Thought of the Day 10.27.09

My son Ethan loves to help me cook. Naturally, this does very little to reduce the time it takes me to make a meal. He likes to do the measuring, which makes me anxious. He likes to do the pouring, which makes me anxious. And he likes to do all the mixing, which makes me anxious. But he loves to be a part of it, so this is what parenting means.

The one thing he does to distress me most is touch everything. Seriously, everything. Just as infants encounter the world by putting everything in their mouths, apparently three-year-olds think that if they haven’t fondled it, it isn’t real. So I’m constantly telling him not to touch things to avoid spills, a historically justified concern.

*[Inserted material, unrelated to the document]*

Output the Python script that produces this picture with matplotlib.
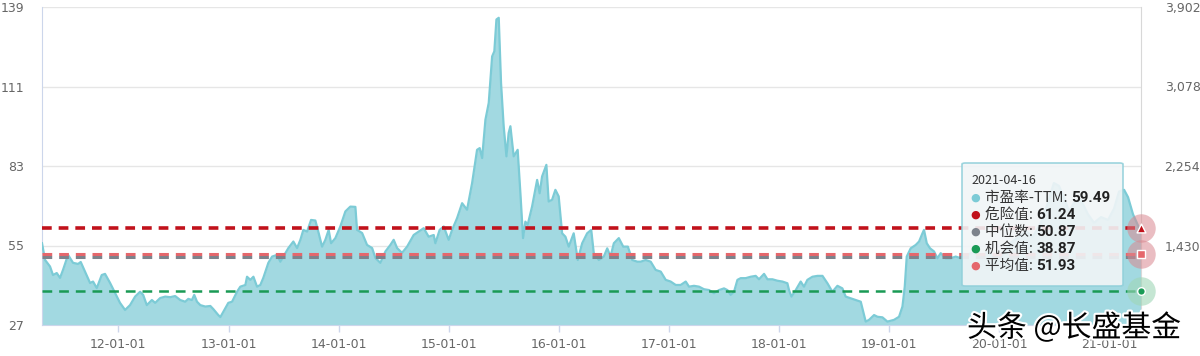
import datetime as dt
import numpy as np
import matplotlib
matplotlib.use("Agg")
import matplotlib.pyplot as plt
import matplotlib.dates as mdates
import matplotlib.patheffects as pe
from matplotlib.patches import FancyBboxPatch

plt.rcParams['font.family'] = ['Noto Sans CJK SC', 'DejaVu Sans']
plt.rcParams['lines.scale_dashes'] = False

# decimal years of the PE-TTM samples
year_frac = [
    2011.306, 2011.334, 2011.379, 2011.406, 2011.440, 2011.470, 2011.497, 2011.543, 2011.588, 2011.634,
    2011.658, 2011.697, 2011.743, 2011.770, 2011.804, 2011.849, 2011.879, 2011.925, 2011.970, 2012.015,
    2012.061, 2012.106, 2012.152, 2012.197, 2012.225, 2012.258, 2012.304, 2012.334, 2012.379, 2012.425,
    2012.470, 2012.515, 2012.561, 2012.606, 2012.634, 2012.667, 2012.688, 2012.713, 2012.743, 2012.788,
    2012.834, 2012.861, 2012.906, 2012.925, 2012.952, 2012.997, 2013.031, 2013.076, 2013.106, 2013.152,
    2013.167, 2013.197, 2013.225, 2013.258, 2013.288, 2013.315, 2013.361, 2013.395, 2013.440, 2013.470,
    2013.497, 2013.543, 2013.588, 2013.622, 2013.652, 2013.679, 2013.713, 2013.749, 2013.788, 2013.818,
    2013.849, 2013.879, 2013.909, 2013.931, 2013.970, 2014.015, 2014.061, 2014.106, 2014.152, 2014.167,
    2014.213, 2014.258, 2014.304, 2014.334, 2014.379, 2014.425, 2014.470, 2014.500, 2014.531, 2014.576,
    2014.622, 2014.682, 2014.727, 2014.773, 2014.818, 2014.864, 2014.879, 2014.918, 2014.955, 2015.000,
    2015.031, 2015.076, 2015.122, 2015.167, 2015.213, 2015.258, 2015.282, 2015.304, 2015.334, 2015.364,
    2015.395, 2015.415, 2015.434, 2015.455, 2015.476, 2015.500, 2015.525, 2015.545, 2015.561, 2015.591,
    2015.627, 2015.652, 2015.676, 2015.697, 2015.718, 2015.758, 2015.804, 2015.827, 2015.849, 2015.888,
    2015.909, 2015.940, 2015.970, 2016.000, 2016.031, 2016.061, 2016.091, 2016.136, 2016.173, 2016.213,
    2016.258, 2016.295, 2016.318, 2016.364, 2016.409, 2016.440, 2016.470, 2016.500, 2016.545, 2016.585,
    2016.627, 2016.667, 2016.713, 2016.743, 2016.788, 2016.834, 2016.879, 2016.925, 2016.970, 2017.015,
    2017.061, 2017.106, 2017.152, 2017.182, 2017.227, 2017.273, 2017.318, 2017.364, 2017.409, 2017.455,
    2017.500, 2017.531, 2017.561, 2017.591, 2017.622, 2017.652, 2017.697, 2017.743, 2017.788, 2017.818,
    2017.864, 2017.895, 2017.940, 2017.985, 2018.031, 2018.076, 2018.091, 2018.113, 2018.152, 2018.197,
    2018.227, 2018.258, 2018.304, 2018.349, 2018.395, 2018.440, 2018.485, 2018.531, 2018.576, 2018.606,
    2018.652, 2018.697, 2018.743, 2018.788, 2018.818, 2018.864, 2018.895, 2018.940, 2018.985, 2019.045,
    2019.091, 2019.122, 2019.143, 2019.161, 2019.197, 2019.243, 2019.273, 2019.304, 2019.318, 2019.343,
    2019.373, 2019.409, 2019.440, 2019.470, 2019.515, 2019.561, 2019.606, 2019.652, 2019.697, 2019.761,
    2019.834, 2019.906, 2019.970, 2020.034, 2020.106, 2020.179, 2020.243, 2020.306, 2020.379, 2020.443,
    2020.497, 2020.543, 2020.588, 2020.634, 2020.679, 2020.743, 2020.806, 2020.861, 2020.925, 2020.988,
    2021.043, 2021.088, 2021.134, 2021.170, 2021.215, 2021.261, 2021.290,
]
pe_ttm = [
    55.8, 49.9, 47.6, 44.6, 45.3, 43.6, 46.4, 51.7, 48.9, 48.5,
    49.2, 45.8, 41.8, 42.3, 40.0, 44.6, 45.0, 41.8, 38.3, 34.8,
    32.3, 34.0, 37.0, 38.7, 37.6, 34.0, 35.8, 34.8, 36.5, 37.0,
    36.8, 37.2, 35.8, 35.2, 36.2, 35.8, 37.6, 35.2, 34.0, 33.5,
    33.7, 32.6, 30.5, 29.8, 31.7, 34.8, 35.2, 38.7, 40.5, 41.1,
    44.0, 42.9, 44.0, 40.5, 41.1, 43.6, 48.9, 51.1, 51.7, 49.3,
    51.1, 54.1, 56.4, 54.1, 57.0, 60.5, 59.9, 64.0, 63.8, 59.4,
    54.6, 57.0, 60.5, 55.8, 57.6, 61.7, 67.0, 68.7, 68.6, 60.5,
    59.4, 55.2, 54.1, 50.6, 48.9, 52.9, 55.2, 57.0, 54.1, 52.4,
    54.6, 58.7, 59.9, 61.1, 58.1, 58.7, 55.8, 60.5, 61.7, 57.0,
    60.5, 64.6, 69.9, 67.6, 77.0, 88.7, 89.3, 85.8, 99.3, 105.2,
    121.6, 123.4, 134.6, 135.2, 112.2, 97.0, 86.4, 94.6, 97.0, 86.4,
    88.7, 73.4, 57.6, 63.4, 62.3, 68.7, 78.1, 73.4, 79.3, 83.4,
    70.5, 71.1, 74.6, 72.3, 59.3, 58.1, 54.6, 59.3, 49.9, 55.8,
    59.3, 60.5, 52.3, 49.9, 51.1, 54.0, 51.1, 55.8, 57.6, 54.6,
    54.6, 49.9, 49.3, 49.3, 49.9, 49.3, 46.4, 45.8, 42.9, 42.3,
    41.1, 41.1, 42.3, 40.5, 40.8, 40.5, 39.6, 39.3, 38.2, 39.3,
    39.9, 39.3, 37.6, 38.7, 42.9, 43.5, 43.5, 44.0, 44.3, 43.1,
    45.0, 43.1, 43.1, 42.6, 42.3, 41.7, 39.3, 37.0, 39.3, 42.3,
    40.5, 42.9, 44.0, 44.3, 44.3, 41.7, 38.7, 40.8, 39.9, 37.0,
    36.4, 35.8, 35.2, 28.2, 28.8, 30.5, 29.9, 29.7, 28.2, 28.8,
    29.9, 33.5, 40.5, 51.1, 54.0, 55.2, 56.4, 59.3, 60.5, 55.8,
    54.0, 52.9, 50.5, 52.3, 50.5, 50.5, 51.1, 50.5, 51.5, 52.5,
    51.0, 53.0, 49.5, 52.0, 56.0, 58.0, 60.0, 58.0, 63.0, 70.0,
    77.0, 76.0, 72.0, 67.0, 70.0, 71.0, 66.0, 63.0, 65.0, 64.0,
    68.0, 74.0, 74.6, 72.0, 66.0, 62.0, 59.49,
]

danger_val = 61.24
median_val = 50.87
chance_val = 38.87
mean_val = 51.93
last_date = '2021-04-16'

left_ticks = [27, 55, 83, 111, 139]
right_ticks = [1430, 2254, 3078, 3902]
right_min = 606
tick_years = list(range(2012, 2022))


def to_datetime(t):
    y = int(t)
    start = dt.datetime(y, 1, 1)
    end = dt.datetime(y + 1, 1, 1)
    return start + (end - start) * (t - y)


dates = [to_datetime(t) for t in year_frac]
dates[-1] = dt.datetime.strptime(last_date, '%Y-%m-%d')

W, H = 1200, 356
fig = plt.figure(figsize=(W / 100, H / 100), dpi=100)
ax = fig.add_axes([42 / W, 1 - 325 / H, (1141 - 42) / W, (325 - 7) / H])

teal_fill = '#a2d9e1'
teal_line = '#7ccbd6'
c_danger = '#c1121c'
c_median = '#7d838c'
c_chance = '#1a9a55'
c_mean = '#e5676c'

ax.fill_between(dates, left_ticks[0], pe_ttm, color=teal_fill, lw=0, zorder=2)
ax.plot(dates, pe_ttm, color=teal_line, lw=1.6, zorder=3)

ax.axhline(mean_val, color=c_mean, lw=2.2, dashes=(7, 5), zorder=4)
ax.axhline(median_val, color=c_median, lw=2.2, dashes=(7, 5), zorder=4)
ax.axhline(danger_val, color=c_danger, lw=2.6, dashes=(7, 5), zorder=4)
ax.axhline(chance_val, color=c_chance, lw=1.8, dashes=(7, 5), zorder=4)

ax.set_xlim(to_datetime(2011.306), dates[-1])
ax.set_ylim(left_ticks[0], left_ticks[-1])
ax.set_yticks(left_ticks)
ax.yaxis.grid(True, color='#e6e6e6', lw=1, zorder=0)
ax.set_axisbelow(True)

ax.xaxis.set_major_formatter(mdates.DateFormatter('%y-%m-%d'))
ax.set_xticks([dt.datetime(y, 1, 1) for y in tick_years])

ax.tick_params(axis='y', length=0, pad=13, labelsize=9, labelcolor='#666666')
ax.tick_params(axis='x', length=5, width=1, color='#ccd6eb', pad=4, labelsize=9, labelcolor='#666666')
for lab in ax.get_xticklabels() + ax.get_yticklabels():
    lab.set_family('DejaVu Sans')

ax.spines['top'].set_visible(False)
ax.spines['left'].set_color('#ccd6eb')
ax.spines['bottom'].set_color('#ccd6eb')
ax.spines['right'].set_color('#d8d8d8')

ax2 = ax.twinx()
ax2.set_ylim(right_min, right_ticks[-1])
ax2.set_yticks(right_ticks)
ax2.set_yticklabels(['{:,}'.format(v) for v in right_ticks], family='DejaVu Sans')
ax2.tick_params(axis='y', length=0, pad=17, labelsize=9, labelcolor='#666666')
for s in ax2.spines.values():
    s.set_visible(False)

# end markers with halos
xe = dates[-1]
ax.scatter([xe, xe], [danger_val, mean_val], s=420, color='#d98890', alpha=0.55, lw=0, clip_on=False, zorder=6)
ax.scatter([xe], [chance_val], s=420, color='#9fd6b6', alpha=0.6, lw=0, clip_on=False, zorder=6)
ax.scatter([xe], [danger_val], s=40, marker='^', color=c_danger, edgecolor='white', lw=1, clip_on=False, zorder=7)
ax.scatter([xe], [mean_val], s=40, marker='s', color=c_mean, edgecolor='white', lw=1, clip_on=False, zorder=7)
ax.scatter([xe], [chance_val], s=30, marker='o', color=c_chance, edgecolor='white', lw=1, clip_on=False, zorder=7)

# tooltip
box = FancyBboxPatch((962 / W, 1 - 286 / H), (1123 - 962) / W, (286 - 163) / H,
                     boxstyle='round,pad=0,rounding_size=0.003', transform=fig.transFigure,
                     facecolor='#f1f5f7', edgecolor='#92d0da', lw=1.2, alpha=0.9, zorder=10)
fig.patches.append(box)
fig.text(971 / W, 1 - 181 / H, last_date, fontsize=9, color='#333333', va='center', zorder=11)

rows = [
    ('市盈率-TTM: ', pe_ttm[-1], teal_line),
    ('危险值: ', danger_val, c_danger),
    ('中位数: ', median_val, c_median),
    ('机会值: ', chance_val, c_chance),
    ('平均值: ', mean_val, c_mean),
]
row_y = [198, 215, 232, 249, 266]
fig.canvas.draw()
rend = fig.canvas.get_renderer()
for (lab, val, col), yy in zip(rows, row_y):
    fy = 1 - yy / H
    fig.text(975 / W, fy, '●', fontsize=8, color=col, ha='center', va='center', zorder=11,
             family='DejaVu Sans')
    t = fig.text(985 / W, fy, lab, fontsize=10.5, color='#333333', va='center', zorder=11)
    bb = t.get_window_extent(renderer=rend)
    fig.text(bb.x1 / W, fy, '{:.2f}'.format(val), fontsize=11, fontweight='bold',
             family=['Roboto', 'DejaVu Sans'], color='#222222', va='center', zorder=11)

wm = fig.text(967 / W, 1 - 328 / H, '头条 @长盛基金', fontsize=21.5, color='black', va='center', zorder=12)
wm.set_path_effects([pe.withStroke(linewidth=3, foreground='white')])

fig.savefig('out.png', dpi=100)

Well, this weekend, he did spill something just after I had admonished him not to touch it, and I lost my temper, which surely terrified him. But even this terror couldn’t deter him since, moments later, he was right back to touching everything again.


Now, if stopping a very simple behavior is so clearly impossible for my son despite numerous warnings, a desire to please his daddy, and the fear of his father’s anger, why do we think we are capable of overcoming our sins by our own abilities?

1 comment:

Kris Cox said...

Thank you, Andrew, for using something so obvious and common to convey such a potent truth.

You have a talent for this, and I appreciate that.